Plaintiffs' evidence established that racial segregation in Park Hill has substantial effects on the schools outside the area. This, of course, was settled in earlier decisions in this case, and is additionally supported by the presumption enunciated in Mr. Justice Brennan's opinion for the Supreme Court. The essential interplay between intentional segregation in one area and the condition in other areas was noted. It was recognized that concentration of minority groups in one area will of necessity promote or maintain Anglo concentration in others. On this the Court said:

 
In short, common sense dictates the conclusion that racially inspired school board actions have an impact beyond the particular schools that are the subjects of those actions. This is not to say, of course, that there can never be a case in which the geographical structure of or the natural boundaries within a school district may have the effect of dividing the district into separate, identifiable and unrelated units. Such a determination is essentially a question of fact to be resolved by the trial court in the first instance, but such cases must be rare. In the absence of such a determination, proof of state-imposed segregation in a substantial portion of the district will suffice to support a finding by the trial court of the existence of a dual system. Of course, where that finding is made, as in cases involving statutory dual systems, the school authorities have an affirmative duty "to effectuate a transition to a racially nondiscriminatory school system." [Brown v. Bd. of Ed.] Brown II, supra, 394 U.S. 294, at 301 [sic], 75 S. Ct. 753, at 756, 99 L. Ed. 1083.

413 U.S. at 203, 93 S. Ct. at 2695. The defendants have nevertheless contended that these issues are proper for retrial here. We disagree, but we have received evidence which has been tendered in an effort to refute the above objections.

We have fully considered all of this evidence presented by defendants, both that offered in this hearing and all evidence of record from previous proceedings in this case.
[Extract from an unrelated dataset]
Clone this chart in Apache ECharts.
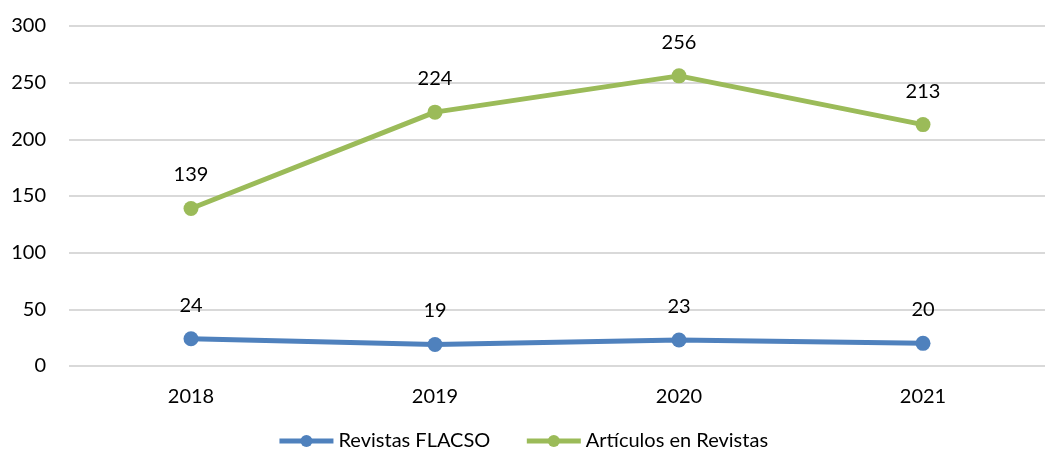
<!DOCTYPE html>
<html>
<head>
<meta charset="utf-8">
<style>
  html, body { margin: 0; padding: 0; background: #fff; }
  #chart { width: 1045px; height: 459px; }
</style>
<script src="https://cdn.jsdelivr.net/npm/echarts@6/dist/echarts.min.js"></script>
</head>
<body>
<div id="chart"></div>
<script>
const years = ['2018', '2019', '2020', '2021']
const revistasFlacso = [24, 19, 23, 20]
const articulosRevistas = [139, 224, 256, 213]
const yTicks = { min: 0, max: 300, interval: 50 }

const font = 'Lato, "Open Sans", sans-serif'

const chart = echarts.init(document.getElementById('chart'))

const labelStyle = {
  show: true,
  position: 'top',
  distance: 16,
  color: '#000',
  fontSize: 20,
  fontFamily: font,
}

chart.setOption({
  animation: false,
  textStyle: { fontFamily: font },
  grid: { left: 69, top: 26, width: 987, bottom: 93 },
  legend: {
    bottom: 3,
    left: 'center',
    itemWidth: 54,
    itemHeight: 15,
    itemGap: 34,
    lineStyle: { width: 5 },
    textStyle: { fontSize: 20, color: '#000', fontFamily: font },
    data: ['Revistas FLACSO', 'Artículos en Revistas'],
  },
  xAxis: {
    type: 'category',
    data: years,
    axisLine: { show: false },
    axisTick: { show: false },
    axisLabel: { fontSize: 20, color: '#000', margin: 21, fontFamily: font },
  },
  yAxis: {
    type: 'value',
    min: yTicks.min,
    max: yTicks.max,
    interval: yTicks.interval,
    axisLine: { show: false },
    axisTick: { show: false },
    axisLabel: { fontSize: 20, color: '#000', margin: 23, fontFamily: font },
    splitLine: { lineStyle: { color: '#d9d9d9', width: 2 } },
  },
  series: [
    {
      name: 'Revistas FLACSO',
      type: 'line',
      data: revistasFlacso,
      symbol: 'circle',
      symbolSize: 15,
      lineStyle: { width: 5, color: '#4F81BD' },
      itemStyle: { color: '#4F81BD' },
      label: labelStyle,
    },
    {
      name: 'Artículos en Revistas',
      type: 'line',
      data: articulosRevistas,
      symbol: 'circle',
      symbolSize: 15,
      lineStyle: { width: 5, color: '#9BBB59' },
      itemStyle: { color: '#9BBB59' },
      label: labelStyle,
    },
  ],
})

window.addEventListener('resize', () => {
  chart.resize()
})
</script>
</body>
</html>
Insofar as that evidence was offered to support defendants' contention that the Denver school district is not a dual system, we conclude that it is merely conclusory and is lacking in substance. The intended thrust of that evidence has been that segregated conditions in individual schools outside the Park Hill area are wholly the product of external factors such as demographic trends and housing patterns, and are in no way the product of any acts or omissions by defendants. We are not persuaded by the evidence presented, nor have defendants succeeded in dispelling the presumption that the segregative intent of the School Board was clearly evidenced by its actions in Park Hill permeating the entire district. The affirmative evidence is to the contrary, that defendants' actions in Park Hill are reflective of its attitude toward the school system generally.

The Supreme Court's viewpoint based on the record before it is that the Denver school system is a dual system. There can be no doubt as to its view of the case in the absence of new and cogent evidence. The Court has provided a new and realistic approach to the old de jure-de facto concepta concept which has been vague and impossible to apply. Under the Court's definition it cannot be argued that within a unified school district such as that at bar there can exist conscious and knowing segregation in one area and innocent segregation in another. The conclusion is therefore inescapable that the Denver system is a dual system within the Supreme Court's definitions. In accordance with the evidence presented and with the mandate given to us by the Supreme Court, we so conclude.

NOTES

[1] The holding of this court had been that the remainder of the segregated schools became so as a result of neighborhood patterns rather than state action, that is to say, state law. This was disapproved by the Supreme Court and a new standard was pronounced governing the de facto-de jure concepts.

[2] The parties recognized that a hearing on issue three would be unnecessary if a dual school system were found as a result of the hearing on issues one and two.